Entries with chart source code:
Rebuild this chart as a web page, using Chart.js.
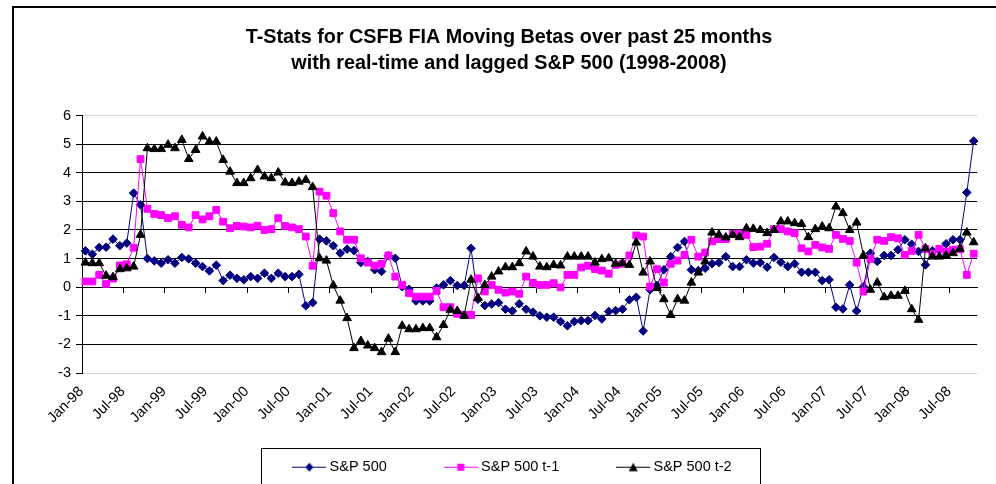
<!DOCTYPE html>
<html><head><meta charset="utf-8">
<script src="https://cdn.jsdelivr.net/npm/chart.js@4.4.0/dist/chart.umd.min.js"></script>
<style>
html,body{margin:0;padding:0;background:#fff;overflow:hidden;width:996px;height:484px;}
#frame{position:absolute;left:12px;top:6px;width:1100px;height:600px;border:2px solid #000;box-sizing:border-box;}
#wrap{position:absolute;left:0;top:0;width:996px;height:490px;}
canvas{display:block;}
</style></head><body>
<div id="frame"></div>
<div id="wrap"><canvas id="c" width="996" height="490" style="width:996px;height:490px"></canvas></div>
<script>
const titleLines = ['T-Stats for CSFB FIA Moving Betas over past 25 months', 'with real-time and lagged S&P 500 (1998-2008)'];
const seriesNames = ['S&P 500', 'S&P 500 t-1', 'S&P 500 t-2'];
const categories = [
 'Jan-98','Feb-98','Mar-98','Apr-98','May-98','Jun-98','Jul-98','Aug-98','Sep-98','Oct-98','Nov-98','Dec-98',
 'Jan-99','Feb-99','Mar-99','Apr-99','May-99','Jun-99','Jul-99','Aug-99','Sep-99','Oct-99','Nov-99','Dec-99',
 'Jan-00','Feb-00','Mar-00','Apr-00','May-00','Jun-00','Jul-00','Aug-00','Sep-00','Oct-00','Nov-00','Dec-00',
 'Jan-01','Feb-01','Mar-01','Apr-01','May-01','Jun-01','Jul-01','Aug-01','Sep-01','Oct-01','Nov-01','Dec-01',
 'Jan-02','Feb-02','Mar-02','Apr-02','May-02','Jun-02','Jul-02','Aug-02','Sep-02','Oct-02','Nov-02','Dec-02',
 'Jan-03','Feb-03','Mar-03','Apr-03','May-03','Jun-03','Jul-03','Aug-03','Sep-03','Oct-03','Nov-03','Dec-03',
 'Jan-04','Feb-04','Mar-04','Apr-04','May-04','Jun-04','Jul-04','Aug-04','Sep-04','Oct-04','Nov-04','Dec-04',
 'Jan-05','Feb-05','Mar-05','Apr-05','May-05','Jun-05','Jul-05','Aug-05','Sep-05','Oct-05','Nov-05','Dec-05',
 'Jan-06','Feb-06','Mar-06','Apr-06','May-06','Jun-06','Jul-06','Aug-06','Sep-06','Oct-06','Nov-06','Dec-06',
 'Jan-07','Feb-07','Mar-07','Apr-07','May-07','Jun-07','Jul-07','Aug-07','Sep-07','Oct-07','Nov-07','Dec-07',
 'Jan-08','Feb-08','Mar-08','Apr-08','May-08','Jun-08','Jul-08','Aug-08','Sep-08','Oct-08'
];
const sp500 = [
 1.27,1.15,1.39,1.40,1.68,1.45,1.54,3.29,2.88,1.00,
 0.92,0.84,0.96,0.84,1.04,0.99,0.84,0.72,0.57,0.77,
 0.23,0.42,0.31,0.26,0.37,0.31,0.49,0.31,0.49,0.37,
 0.37,0.45,-0.65,-0.54,1.68,1.62,1.45,1.19,1.33,1.28,
 0.86,0.90,0.61,0.55,1.10,1.01,0.02,-0.07,-0.48,-0.48,
 -0.48,-0.03,0.08,0.23,0.06,0.06,1.36,-0.42,-0.64,-0.59,
 -0.54,-0.77,-0.83,-0.58,-0.77,-0.87,-1.00,-1.05,-1.05,-1.20,
 -1.35,-1.20,-1.17,-1.17,-0.99,-1.11,-0.85,-0.82,-0.77,-0.44,
 -0.35,-1.53,-0.09,0.06,0.61,1.07,1.39,1.60,0.61,0.58,
 0.66,0.82,0.86,1.07,0.72,0.72,0.96,0.84,0.86,0.70,
 1.04,0.87,0.72,0.82,0.52,0.52,0.52,0.23,0.26,-0.70,
 -0.76,0.08,-0.83,0.02,1.19,0.90,1.11,1.11,1.31,1.66,
 1.50,1.25,0.78,1.27,1.31,1.52,1.66,1.66,3.31,5.11
];
const sp500t1 = [
 0.20,0.20,0.43,0.12,0.30,0.76,0.80,1.38,4.48,2.74,
 2.56,2.52,2.42,2.48,2.18,2.09,2.52,2.37,2.48,2.70,
 2.29,2.06,2.14,2.12,2.09,2.15,2.00,2.03,2.41,2.14,
 2.09,2.03,1.77,0.75,3.34,3.20,2.59,1.95,1.66,1.66,
 1.01,0.86,0.75,0.82,1.11,0.37,0.08,-0.21,-0.33,-0.33,
 -0.33,-0.13,-0.70,-0.70,-0.93,-0.97,-0.97,0.31,-0.15,0.08,
 -0.09,-0.19,-0.15,-0.23,0.37,0.15,0.08,0.08,0.14,-0.01,
 0.43,0.43,0.69,0.75,0.63,0.58,0.47,0.78,0.82,1.11,
 1.81,1.77,0.02,0.63,0.16,0.82,0.93,1.13,1.66,1.07,
 1.21,1.60,1.68,1.68,1.86,1.86,1.83,1.40,1.42,1.52,
 2.03,2.03,1.95,1.89,1.36,1.25,1.48,1.39,1.34,1.83,
 1.69,1.62,0.86,-0.15,0.99,1.66,1.62,1.75,1.71,1.13,
 1.27,1.83,1.34,1.17,1.34,1.25,1.31,1.33,0.43,1.17
];
const sp500t2 = [
 0.86,0.84,0.84,0.40,0.35,0.63,0.66,0.72,1.83,4.86,
 4.83,4.83,4.98,4.86,5.15,4.48,4.80,5.27,5.09,5.09,
 4.45,4.04,3.64,3.64,3.81,4.10,3.87,3.81,4.01,3.66,
 3.64,3.69,3.75,3.50,1.01,0.93,0.06,-0.47,-1.08,-2.13,
 -1.88,-2.04,-2.13,-2.27,-1.80,-2.27,-1.35,-1.47,-1.47,-1.43,
 -1.43,-1.75,-1.32,-0.79,-0.83,-1.00,0.26,-0.38,0.08,0.37,
 0.55,0.70,0.70,0.84,1.25,1.07,0.72,0.70,0.78,0.76,
 1.07,1.07,1.07,1.07,0.86,0.98,1.01,0.82,0.84,0.78,
 1.56,0.51,0.90,-0.03,-0.42,-0.97,-0.42,-0.47,0.16,0.51,
 0.90,1.91,1.83,1.74,1.83,1.75,2.06,2.04,2.00,1.89,
 2.00,2.30,2.30,2.24,2.21,1.75,2.03,2.12,2.06,2.82,
 2.59,2.00,2.26,1.11,-0.09,0.16,-0.35,-0.30,-0.30,-0.13,
 -0.77,-1.14,1.36,1.07,1.07,1.11,1.19,1.34,1.91,1.57
];
const yTicks = [-3,-2,-1,0,1,2,3,4,5,6];
const labelEvery = 6;

const colors = ['#000080', '#FF00FF', '#000000'];
const styles = ['rectRot', 'rect', 'triangle'];
const radii = [4.3, 4.8, 5];
const fontSize = 14.5;

function makeIcon(color, style) {
  const c = document.createElement('canvas');
  c.width = 34; c.height = 12;
  const g = c.getContext('2d');
  g.strokeStyle = color; g.fillStyle = color; g.lineWidth = 1;
  g.beginPath(); g.moveTo(0, 6.5); g.lineTo(34, 6.5); g.stroke();
  g.beginPath();
  if (style === 'rectRot') { g.moveTo(17, 2); g.lineTo(21, 6.5); g.lineTo(17, 11); g.lineTo(13, 6.5); g.closePath(); }
  else if (style === 'rect') { g.rect(13.5, 3, 7, 7); }
  else { g.moveTo(17, 2); g.lineTo(21.5, 10.5); g.lineTo(12.5, 10.5); g.closePath(); }
  g.fill();
  return c;
}
const icons = colors.map((c, i) => makeIcon(c, styles[i]));

// layout nudges of the title and legend blocks
const titleShift = -5;
const legendShift = 0;
const legendItemCenterFromBottom = 19.3;

const layoutTweak = {
  id: 'layoutTweak',
  afterLayout(chart) {
    const t = chart.titleBlock;
    if (t) { t.left += titleShift; t.right += titleShift; }
    const lg = chart.legend;
    if (lg) {
      const pad = lg.options.labels.padding;
      const ih = fontSize;
      const newTop = lg.bottom - legendItemCenterFromBottom - ih / 2 - pad;
      lg.top = newTop;
      lg.height = lg.bottom - newTop;
      lg.left += legendShift; lg.right += legendShift;
    }
  }
};

const legendBoxPlugin = {
  id: 'legendBox',
  afterDraw(chart) {
    const lg = chart.legend;
    if (!lg || !lg.legendHitBoxes || !lg.legendHitBoxes.length) return;
    const hb = lg.legendHitBoxes;
    const first = hb[0], last = hb[hb.length - 1];
    const cy = first.top + first.height / 2;
    const ctx = chart.ctx;
    ctx.save();
    ctx.strokeStyle = '#000';
    ctx.lineWidth = 1;
    const l = Math.round(first.left - 35) + 0.5;
    const r = Math.round(last.left + last.width + 28) + 0.5;
    const t = Math.round(cy - 18.5) + 0.5;
    const b = Math.round(cy + 18.5) + 0.5;
    ctx.strokeRect(l, t, r - l, b - t);
    ctx.restore();
  }
};

Chart.defaults.font.family = '"Liberation Sans", Arial, sans-serif';
Chart.defaults.font.size = fontSize;
Chart.defaults.color = '#000';

const seriesData = [sp500, sp500t1, sp500t2];
new Chart(document.getElementById('c'), {
  type: 'line',
  data: {
    labels: categories,
    datasets: seriesData.map((d, i) => ({
      label: seriesNames[i],
      data: d,
      borderColor: colors[i],
      backgroundColor: colors[i],
      pointBackgroundColor: colors[i],
      pointBorderColor: colors[i],
      pointStyle: styles[i],
      pointRadius: radii[i],
      pointBorderWidth: 1,
      borderWidth: 1,
      tension: 0,
      fill: false,
      order: 2 - i
    }))
  },
  options: {
    responsive: false,
    animation: false,
    devicePixelRatio: 1,
    layout: { padding: { left: 36, right: 4, top: 0, bottom: 4 } },
    scales: {
      x: {
        type: 'category',
        offset: true,
        afterFit(s) { s.height = 73; },
        grid: { display: false, drawTicks: false, offset: true },
        border: { display: false },
        ticks: {
          autoSkip: false, maxRotation: 45, minRotation: 45, padding: 10, labelOffset: -4,
          font: { size: fontSize }, color: '#000',
          callback(v, idx) { return idx % labelEvery === 0 ? categories[idx] : ''; }
        }
      },
      x2: {
        type: 'category',
        labels: categories,
        position: { y: 0 },
        offset: true,
        grid: {
          display: true, drawOnChartArea: false, drawTicks: true, tickLength: 5, offset: true,
          tickColor: (c) => (c.index % labelEvery === 0 ? '#000' : 'rgba(0,0,0,0)')
        },
        border: { display: true, color: '#000', width: 1 },
        ticks: { autoSkip: false, maxRotation: 0, padding: 0, callback: () => '' }
      },
      y: {
        min: yTicks[0], max: yTicks[yTicks.length - 1],
        afterFit(s) { s.width = 46; },
        afterBuildTicks(s) { s.ticks = yTicks.map(v => ({ value: v })); },
        ticks: { stepSize: 1, padding: 5, color: '#000', font: { size: fontSize } },
        grid: {
          color: (c) => (c.tick && (c.tick.value === yTicks[0] || c.tick.value === yTicks[yTicks.length - 1]) ? '#d4d4d4' : '#000'),
          tickColor: '#000', tickLength: 6, lineWidth: 1
        },
        border: { display: true, color: '#000', width: 1 }
      }
    },
    plugins: {
      tooltip: { enabled: false },
      title: {
        display: true,
        text: titleLines,
        color: '#000',
        font: { size: 19.8, weight: 'bold', lineHeight: 1.29 },
        padding: { top: 25, bottom: 39.5 }
      },
      legend: {
        position: 'bottom',
        maxHeight: 40,
        labels: {
          usePointStyle: true,
          pointStyleWidth: 26,
          padding: 61,
          color: '#000',
          font: { size: fontSize },
          generateLabels(chart) {
            return chart.data.datasets.map((ds, i) => ({
              text: ds.label, pointStyle: icons[i], datasetIndex: i,
              fillStyle: colors[i], strokeStyle: colors[i], lineWidth: 0, hidden: false, fontColor: '#000'
            }));
          }
        }
      }
    }
  },
  plugins: [layoutTweak, legendBoxPlugin]
});
</script>
</body></html>
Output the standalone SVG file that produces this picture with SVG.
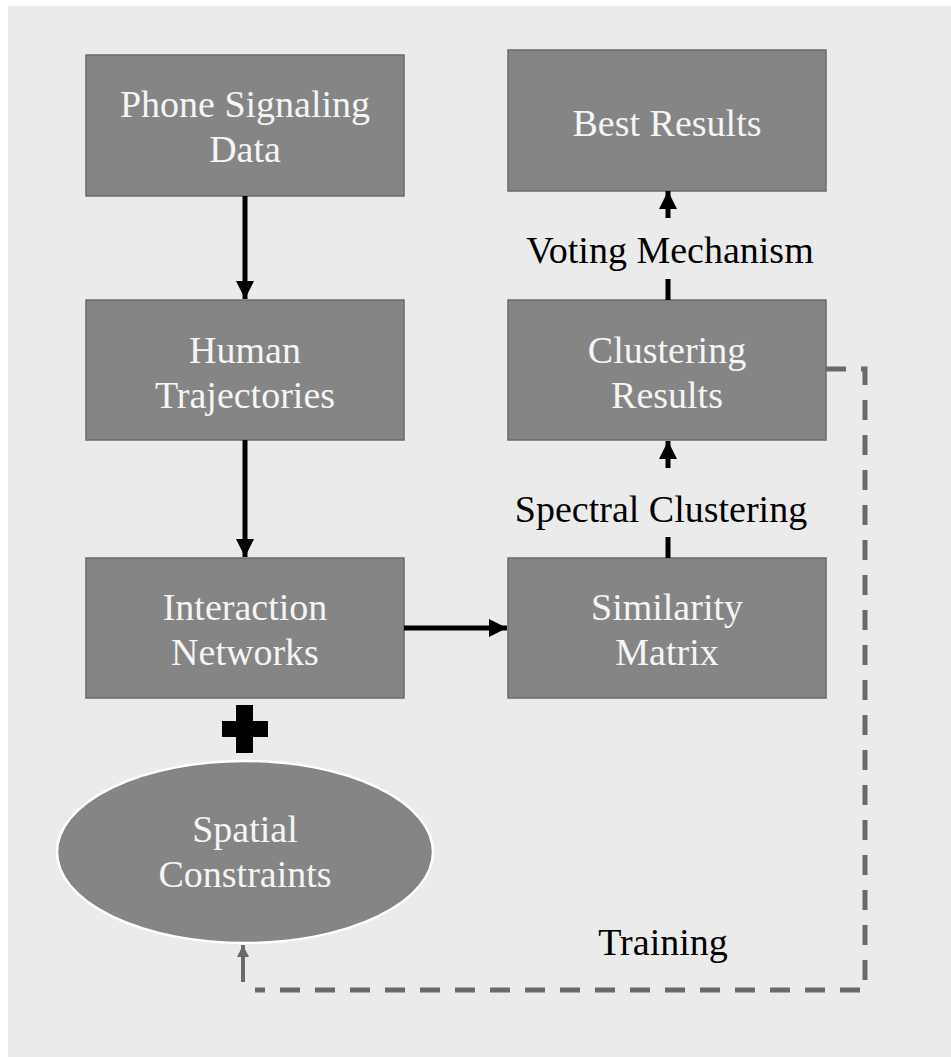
<svg xmlns="http://www.w3.org/2000/svg" width="951" height="1057" viewBox="0 0 951 1057">
  <style>
    .box { fill: #858585; stroke: #6b6b6b; stroke-width: 1.5; }
    .oval { fill: #858585; stroke: #ffffff; stroke-width: 2.5; }
    .nt { font-family: "Liberation Serif", "Times New Roman", serif; font-size: 38px; fill: #f5f5f5; text-anchor: middle; }
    .lt { font-family: "Liberation Serif", "Times New Roman", serif; font-size: 38px; fill: #000000; text-anchor: middle; }
    .solid { stroke: #000000; stroke-width: 5; fill: none; }
    .dash { stroke: #6a6a6a; stroke-width: 5; fill: none; stroke-dasharray: 20 15; }
  </style>
  <defs>
    <marker id="ahBlack" viewBox="0 0 18 18" refX="18" refY="9" markerWidth="18" markerHeight="18" markerUnits="userSpaceOnUse" orient="auto">
      <path d="M0,0 L18,9 L0,18 Z" fill="#000000"/>
    </marker>
    <marker id="ahGray" viewBox="0 0 12 12" refX="12" refY="6" markerWidth="12" markerHeight="12" markerUnits="userSpaceOnUse" orient="auto">
      <path d="M0,0 L12,6 L0,12 Z" fill="#6a6a6a"/>
    </marker>
  </defs>

  <!-- background panel -->
  <rect x="0" y="0" width="951" height="1057" fill="#ffffff"/>
  <rect x="8" y="6" width="943" height="1051" fill="#ebebeb"/>

  <g id="phone-signaling-data">
    <rect class="box" x="86" y="55" width="318" height="141"/>
    <text class="nt" x="245" y="117">Phone Signaling</text>
    <text class="nt" x="245" y="162">Data</text>
  </g>

  <g id="human-trajectories">
    <rect class="box" x="86" y="300" width="318" height="140"/>
    <text class="nt" x="245" y="363">Human</text>
    <text class="nt" x="245" y="408">Trajectories</text>
  </g>

  <g id="interaction-networks">
    <rect class="box" x="86" y="558" width="318" height="140"/>
    <text class="nt" x="245" y="620">Interaction</text>
    <text class="nt" x="245" y="665">Networks</text>
  </g>

  <g id="similarity-matrix">
    <rect class="box" x="508" y="558" width="318" height="140"/>
    <text class="nt" x="667" y="620">Similarity</text>
    <text class="nt" x="667" y="665">Matrix</text>
  </g>

  <g id="clustering-results">
    <rect class="box" x="508" y="300" width="318" height="140"/>
    <text class="nt" x="667" y="363">Clustering</text>
    <text class="nt" x="667" y="408">Results</text>
  </g>

  <g id="best-results">
    <rect class="box" x="508" y="50" width="318" height="141"/>
    <text class="nt" x="667" y="136">Best Results</text>
  </g>

  <g id="spatial-constraints">
    <ellipse class="oval" cx="245" cy="852" rx="188" ry="91"/>
    <text class="nt" x="245" y="842">Spatial</text>
    <text class="nt" x="245" y="887">Constraints</text>
  </g>

  <g id="plus">
    <path d="M236,705 H253 V721 H268 V737 H253 V753 H236 V737 H222 V721 H236 Z" fill="#000000"/>
  </g>

  <g id="connectors">
    <!-- main pipeline -->
    <line class="solid" x1="245" y1="196" x2="245" y2="299" marker-end="url(#ahBlack)"/>
    <line class="solid" x1="245" y1="440" x2="245" y2="557" marker-end="url(#ahBlack)"/>
    <line class="solid" x1="404" y1="628" x2="507" y2="628" marker-end="url(#ahBlack)"/>

    <!-- spectral clustering -->
    <line class="solid" x1="668" y1="537" x2="668" y2="558"/>
    <line class="solid" x1="668" y1="468" x2="668" y2="441" marker-end="url(#ahBlack)"/>
    <text class="lt" x="661" y="522">Spectral Clustering</text>

    <!-- voting mechanism -->
    <line class="solid" x1="668" y1="279" x2="668" y2="300"/>
    <line class="solid" x1="668" y1="218" x2="668" y2="191" marker-end="url(#ahBlack)"/>
    <text class="lt" x="670" y="263">Voting Mechanism</text>

    <!-- training feedback -->
    <path class="dash" d="M826,369 H865 V990 H255"/>
    <line x1="243" y1="982" x2="243" y2="945" stroke="#6a6a6a" stroke-width="4" marker-end="url(#ahGray)"/>
    <text class="lt" x="663" y="955">Training</text>
  </g>
</svg>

TASK GOAL |
Pull out every line of the entries that includes the word "this".

THE SOLUTION |
Rebuild this chart as a web page, using Chart.js.
Output the standalone SVG file that produces this picture with SVG.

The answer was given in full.